ブランドの遺産、広告効果、企業の社会的な責任(CSR)
アメリカ的な視点から、企業が自社のミュージアム(博物館)を運営する(戦略的な)目的を整理しておきましょう。
第1がブランドの遺産とストーリーテリング(物語)を保存することです。企業ミュージアムを通して、その歴史、マイルストーン(画期的な出来事)、業績を保存し、一般に情報公開することで、ブランドの歩みや価値、社会への貢献を永続的に伝える遺産を築くことができます。企業の起源や重要な瞬間を物語ることで、ブランドと消費者との間に感情的なつながりが強化され、信頼やブランドへのロイヤルティ(忠誠心)を高める効果もあります。
第2がマーケティングと広報の役割です。企業博物館は、業界における革新者やリーダーとしての企業の評判やイメージを強化するマーケティングツールとして機能します。来館者が企業の物語に触れることで、よりポジティブな印象を持ちます。また、企業ミュージアムは観光客や学生、ブランドのファンを引きつけ、結果的にメディアの注目や企業への関心を生み出します。
第3に革新的な技術や進歩プロセスの教育への貢献です。多くの企業博物館は製品の技術的進歩や製造プロセスを紹介し、訪問者がその企業の独自の貢献や専門知識を理解できるように配慮されています。また企業博物館は、学校や大学と連携して、業界関連の知識を提供する教育プログラムやワークショップを開催し、教育面での貢献を果たしています。
第4が「企業の社会的責任」(CSR: Corporate Social Responsibility)と地域との関わりです。企業博物館は、文化、教育、観光に貢献することで、企業の社会的責任を果たしています。地域社会/経済に付加価値をもたらす文化/観光施設でもあります。
採用活動へのプラス効果、アーカイブ(記録保存)と歴史研究
第5が社員の士気向上と採用活動へのプラスの影響です。
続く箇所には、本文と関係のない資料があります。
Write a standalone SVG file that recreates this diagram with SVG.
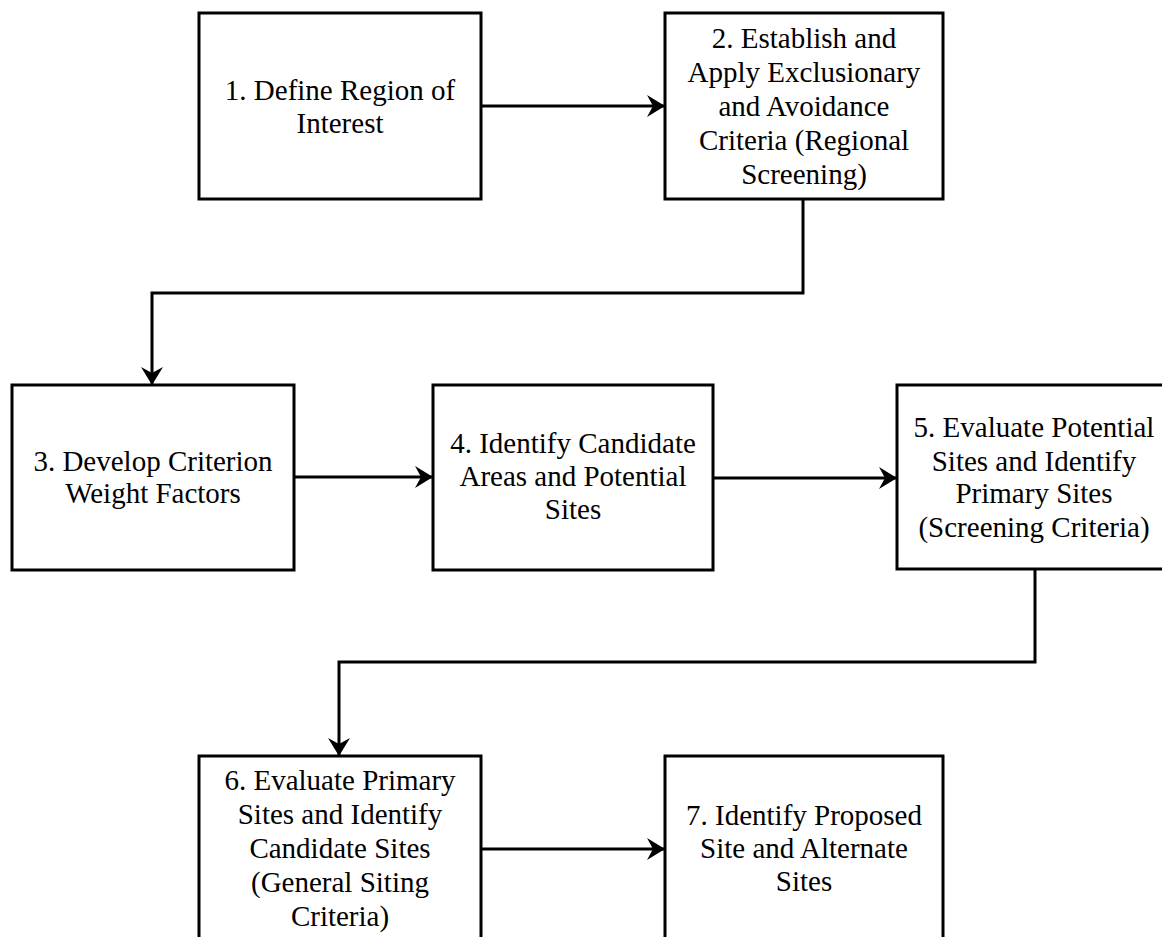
<svg xmlns="http://www.w3.org/2000/svg" width="1162" height="937" viewBox="0 0 1162 937">
<style>
.box{fill:#fff;stroke:#000;stroke-width:3}
.lbl{font-family:"Liberation Serif","Times New Roman",serif;font-size:29px;fill:#000;text-anchor:middle}
.con{fill:none;stroke:#000;stroke-width:3}
</style>
<defs>
<marker id="ah" markerUnits="userSpaceOnUse" viewBox="0 0 18 22" refX="17" refY="11" markerWidth="18" markerHeight="22" orient="auto">
<path d="M0,0 L18,11 L0,22 L6,11 Z" fill="#000"/>
</marker>
</defs>
<rect width="1162" height="937" fill="#fff"/>
<g id="connectors">
<path class="con" d="M481,106 H664" marker-end="url(#ah)"/>
<path class="con" d="M803,199 V293 H152 V384" marker-end="url(#ah)"/>
<path class="con" d="M294,477 H432" marker-end="url(#ah)"/>
<path class="con" d="M713,478 H896" marker-end="url(#ah)"/>
<path class="con" d="M1035,569 V662 H339 V755" marker-end="url(#ah)"/>
<path class="con" d="M481,849 H664" marker-end="url(#ah)"/>
</g>
<g id="node1">
<rect class="box" x="199" y="13" width="282" height="186"/>
<text class="lbl" x="340" y="100">1. Define Region of</text>
<text class="lbl" x="340" y="133">Interest</text>
</g>
<g id="node2">
<rect class="box" x="665" y="13" width="278" height="186"/>
<text class="lbl" x="804" y="48">2. Establish and</text>
<text class="lbl" x="804" y="82">Apply Exclusionary</text>
<text class="lbl" x="804" y="116">and Avoidance</text>
<text class="lbl" x="804" y="150">Criteria (Regional</text>
<text class="lbl" x="804" y="184">Screening)</text>
</g>
<g id="node3">
<rect class="box" x="12" y="385" width="282" height="185"/>
<text class="lbl" x="153" y="471">3. Develop Criterion</text>
<text class="lbl" x="153" y="503">Weight Factors</text>
</g>
<g id="node4">
<rect class="box" x="433" y="385" width="280" height="185"/>
<text class="lbl" x="573" y="453">4. Identify Candidate</text>
<text class="lbl" x="573" y="486">Areas and Potential</text>
<text class="lbl" x="573" y="519">Sites</text>
</g>
<g id="node5">
<rect class="box" x="897" y="385" width="275" height="184"/>
<text class="lbl" x="1034" y="437">5. Evaluate Potential</text>
<text class="lbl" x="1034" y="471">Sites and Identify</text>
<text class="lbl" x="1034" y="503">Primary Sites</text>
<text class="lbl" x="1034" y="537">(Screening Criteria)</text>
</g>
<g id="node6">
<rect class="box" x="199" y="756" width="282" height="200"/>
<text class="lbl" x="340" y="790">6. Evaluate Primary</text>
<text class="lbl" x="340" y="824">Sites and Identify</text>
<text class="lbl" x="340" y="858">Candidate Sites</text>
<text class="lbl" x="340" y="892">(General Siting</text>
<text class="lbl" x="340" y="926">Criteria)</text>
</g>
<g id="node7">
<rect class="box" x="665" y="756" width="278" height="200"/>
<text class="lbl" x="804" y="825">7. Identify Proposed</text>
<text class="lbl" x="804" y="858">Site and Alternate</text>
<text class="lbl" x="804" y="891">Sites</text>
</g>
</svg>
企業博物館は、企業の業績や文化、使命をたたえることで、社員に誇りを持たせ、自分の仕事が企業の大きな歴史にどのように貢献しているかを実感することができます。同時にその企業の成果や革新、働きやすさをアピールすることで、優秀な人材を引きつけるツールにもなります。
第6として、投資家との関係強化にもつがなります。企業博物館は、IR(Investor Relations)としての機能も有しています。IRとは、企業が株主や投資家に対し、財務状況など投資の判断に必要な情報を提供していく活動全般を指します。
第7として、アーカイブ(記録保存)と歴史研究の場としての機能も持ち合わせています。企業博物館は、企業の過去に関連する重要な文書やプロトタイプ(製品の原型)、アーティファクト(人工物/過去の商品/製品)を保管するアーカイブセンターとしての役割も担っています。その多くは、研究者や歴史家と協力し、業界の動向や経済/ビジネス史を記録することで、ビジネス研究にも貢献しています。
国内外を旅行する場合、定番の観光スポットにくわえ、こうした企業ミュージアムにまで足を伸ばしてみると、知識/話題の引き出しが増えるとともに、新たな発見やビジネスのヒントに出会えるのではないでしょうか。